Claro, no hablo aquí de que, ante la falta de condiciones para llegar a ser un Estado democrático, hay que recurrir a una dic­tadura, o a un despotismo, o a una tiranía. No es ya el tiempo para esto. No se trata de encontrar iluminados o polipavos que crean que son enviados especiales llegados del topos uranos para que resuelvan el caos y la desarmonía en que vivimos, dejándo­nos las ideas puras. Menos aún si lo hacen golpeando al pueblo y lacerando sus instituciones, por débiles que estas sean. Al or­den en libertad se llega conjugando una razón vital que aclare el horizonte al que caminamos irremediablemente. No es cosa de tiranos o dictadores, emperadores o demagogos, sino de go­bernantes que a través de la cultura y la educación lleven a sus pueblos al orden y a la libertad, preparándolo, ¡entonces sí!, para que puedan aspirar a una real y verdadera democracia. ¡No hay de otra! ¡Lo demás, es fantasía pura!

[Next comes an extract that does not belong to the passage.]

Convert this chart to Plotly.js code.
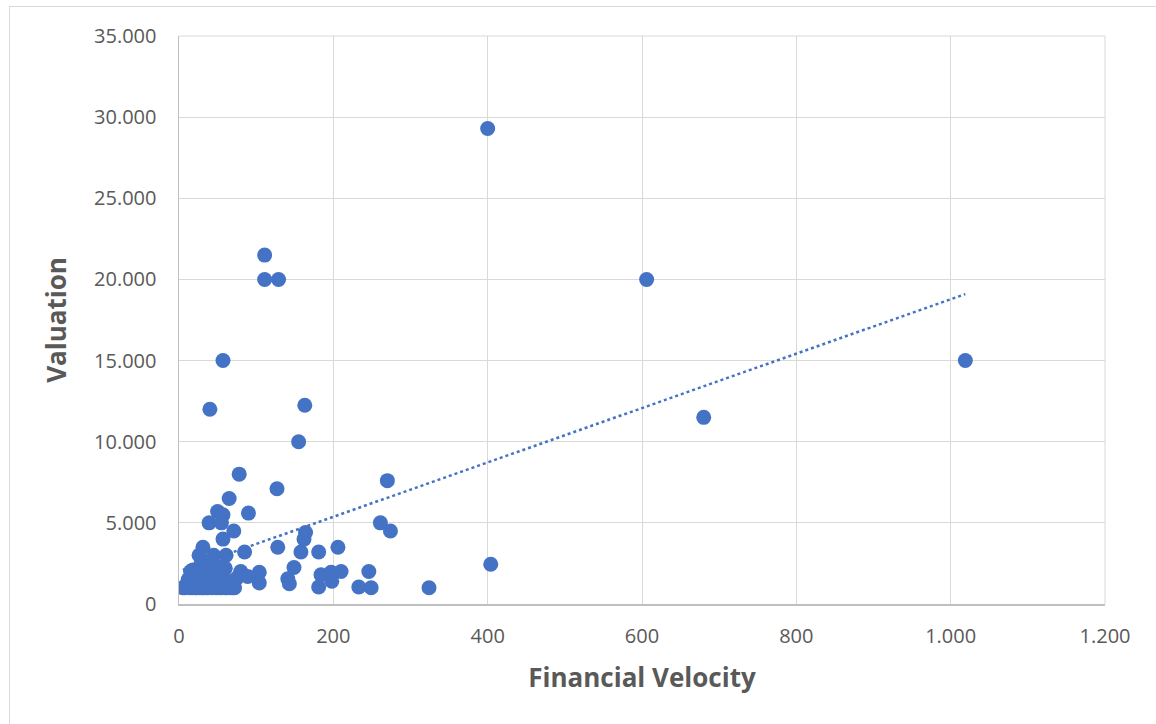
<!DOCTYPE html>
<html>
<head>
<meta charset="utf-8">
<script src="https://cdn.plot.ly/plotly-3.0.1.min.js"></script>
<style>
  html, body { margin:0; padding:0; width:1156px; height:724px; overflow:hidden; background:#fff; }
  #frame { position:absolute; left:9px; top:6px; width:1200px; height:800px; border:1px solid #d9d9d9; box-sizing:border-box; }
  #chart { position:absolute; left:0; top:0; width:1156px; height:724px; }
</style>
</head>
<body>
<div id="frame"></div>
<div id="chart"></div>
<script>
// Financial Velocity (x) vs Valuation (y)
const velocity = [
  400, 606, 1019, 680, 404, 324,
  111, 111, 129, 57, 40, 163, 155, 78, 270, 127, 65,
  50, 57, 90, 39, 55, 261, 274, 71, 57, 164, 162, 128, 206,
  85, 158, 181, 31, 26, 61, 45, 149, 246, 104, 80, 141, 143,
  184, 197, 210, 181, 198, 233, 249, 104, 89, 57,
  5, 8, 10, 12, 14, 15, 17, 18, 20, 21, 23, 24, 26, 27, 29, 30,
  32, 33, 35, 36, 38, 40, 41, 43, 45, 46, 48, 50, 52, 54, 55, 57,
  58, 60, 62, 63, 65, 67, 69, 70, 72, 75, 18, 42, 35, 28, 50, 60
];
const valuation = [
  29300, 20000, 15000, 11500, 2450, 1000,
  21500, 20000, 20000, 15000, 12000, 12250, 10000, 8000, 7600, 7100, 6500,
  5700, 5500, 5600, 5000, 5000, 5000, 4500, 4500, 4000, 4400, 4000, 3500, 3500,
  3200, 3200, 3200, 3500, 3000, 3000, 3000, 2250, 2000, 1950, 2000, 1550, 1250,
  1800, 1950, 2000, 1050, 1400, 1050, 1000, 1300, 1700, 2300,
  1000, 1000, 1200, 1500, 1000, 2000, 1000, 1300, 1700, 1000, 1000, 2000, 1200, 1000, 1500, 1000,
  1000, 1800, 1200, 1000, 1000, 1400, 2000, 1000, 1100, 1600, 1000, 1300, 1000, 1900, 1000, 1200,
  1600, 1000, 1000, 1400, 1100, 1000, 1300, 1000, 1000, 1600, 2100, 2600, 2600, 2400, 2300, 2200
];

// Linear least-squares trendline spanning the data's x range
const n = velocity.length;
let sx = 0, sy = 0, sxx = 0, sxy = 0;
for (let i = 0; i < n; i++) {
  sx += velocity[i]; sy += valuation[i];
  sxx += velocity[i] * velocity[i]; sxy += velocity[i] * valuation[i];
}
const slope = (n * sxy - sx * sy) / (n * sxx - sx * sx);
const intercept = (sy - slope * sx) / n;
const xmin = Math.min(...velocity), xmax = Math.max(...velocity);
const trendX = [xmin, xmax];
const trendY = trendX.map(x => intercept + slope * x);

const blue = '#4472c4';
const txt = '#595959';

const data = [
  { x: velocity, y: valuation, type: 'scatter', mode: 'markers',
    marker: { color: blue, size: 15 }, hoverinfo: 'x+y', showlegend: false },
  { x: trendX, y: trendY, type: 'scatter', mode: 'lines',
    line: { color: blue, width: 2.5, dash: 'dot' }, hoverinfo: 'skip', showlegend: false }
];

const layout = {
  width: 1156, height: 724,
  margin: { l: 179, r: 51, t: 36, b: 120 },
  paper_bgcolor: 'rgba(0,0,0,0)', plot_bgcolor: '#ffffff',
  separators: ',.',
  font: { family: 'Open Sans, sans-serif', color: txt },
  xaxis: {
    range: [0, 1200], dtick: 200, tick0: 0, tickformat: ',d',
    showgrid: true, gridcolor: '#d9d9d9', gridwidth: 1,
    zeroline: false, showline: true, linecolor: '#bfbfbf', linewidth: 1.5,
    ticks: '', ticklabelstandoff: 13,
    tickfont: { size: 20, color: txt },
    title: { text: 'Financial Velocity', font: { size: 26, color: txt, weight: 'bold' }, standoff: 21 }
  },
  yaxis: {
    range: [0, 35000], dtick: 5000, tick0: 0, tickformat: ',d',
    showgrid: true, gridcolor: '#d9d9d9', gridwidth: 1,
    zeroline: false, showline: true, linecolor: '#bfbfbf', linewidth: 1.5,
    ticks: '', ticklabelstandoff: 17,
    tickfont: { size: 20, color: txt },
    title: { text: 'Valuation', font: { size: 26, color: txt, weight: 'bold' }, standoff: 20 }
  },
  shapes: [
    { type: 'line', xref: 'paper', yref: 'paper', x0: 1, x1: 1, y0: 0, y1: 1,
      line: { color: '#d9d9d9', width: 1 } },
    { type: 'line', xref: 'paper', yref: 'paper', x0: 0, x1: 1, y0: 1, y1: 1,
      line: { color: '#d9d9d9', width: 1 } }
  ]
};

Plotly.newPlot('chart', data, layout, { displayModeBar: false, staticPlot: true });
</script>
</body>
</html>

Vamos a ir acercándonos a lo nuestro, pero considero que hay que vaciar un poco la historia para disponer de elementos em­píricos que nos ilustren y permitan confrontar la realidad con la doctrina. No hay que desesperar. Había que hablar de la de­mocracia, y del estado de derecho, y de las instituciones, y de las leyes, y de los pesos y contrapesos, y de la constitución, y de la gobernabilidad……¡así me lo sugirieron!, aunque creo que de eso habla el país en la práctica todos los días, no muy saluda­blemente, por cierto. Leamos a Montesquieu, de quien quisiera anticipar aquello que afirmara en el espíritu de las Leyes: “En el gobierno, incluso en el popular, el poder no debe caer jamás en las manos del bajo pueblo”. Así decía Montesquieu, a quien hay que saber leer, y no sólo parafrasear.

“Solón fue grande y sabio, -dice la bella Aspasia a su maestro Eneas-; deseaba establecer una República, pero Atenas había caído en la democracia. En eso se basa la gran tragedia del go­bierno, porque la democracia es peligrosa. En la democracia, los gobiernos obedecen, no a las leyes, como debiera ser, sino a las masas, caprichosas y violentas, o a los intereses de los podero­sos, que son ambiciosos y avaros”. Esa era la condición. ¡Cuánta razón tenía Aristóteles cuando afirmaba que “el mejor Estado es aquél que es posible en la realidad”

Antecedentes, pues, hay. Mucho que revisar. Nuestra Constitu­ción, en su Artículo 85, Título II, dice que “El gobierno es repu­blicano, democrático y representativo”. Esta es una de las famosas “cláusulas pétreas”, es decir, eternas; nacieron con el tiempo, con el espacio y con la masa, antes del big bang. Cuando el univer­so, dentro de unos setenta y cinco mil millones de años, si nos atenemos al modelo de Riemann del universo inflacionario es­férico, sea ya totalmente una sopa de fotones y bariones, como nuestra Constitución seguirá siendo pétrea, lítica, y póngida, nuestro país continuará siendo republicano, democrá­tico y representativo.

¡Déjenme terminar recordando un poco mi tema ante­cedente! Decía Schopenhauer: “Un hombre, si no ama la soledad, no amará la libertad; porque sólo cuando se está solo se es realmente libre”.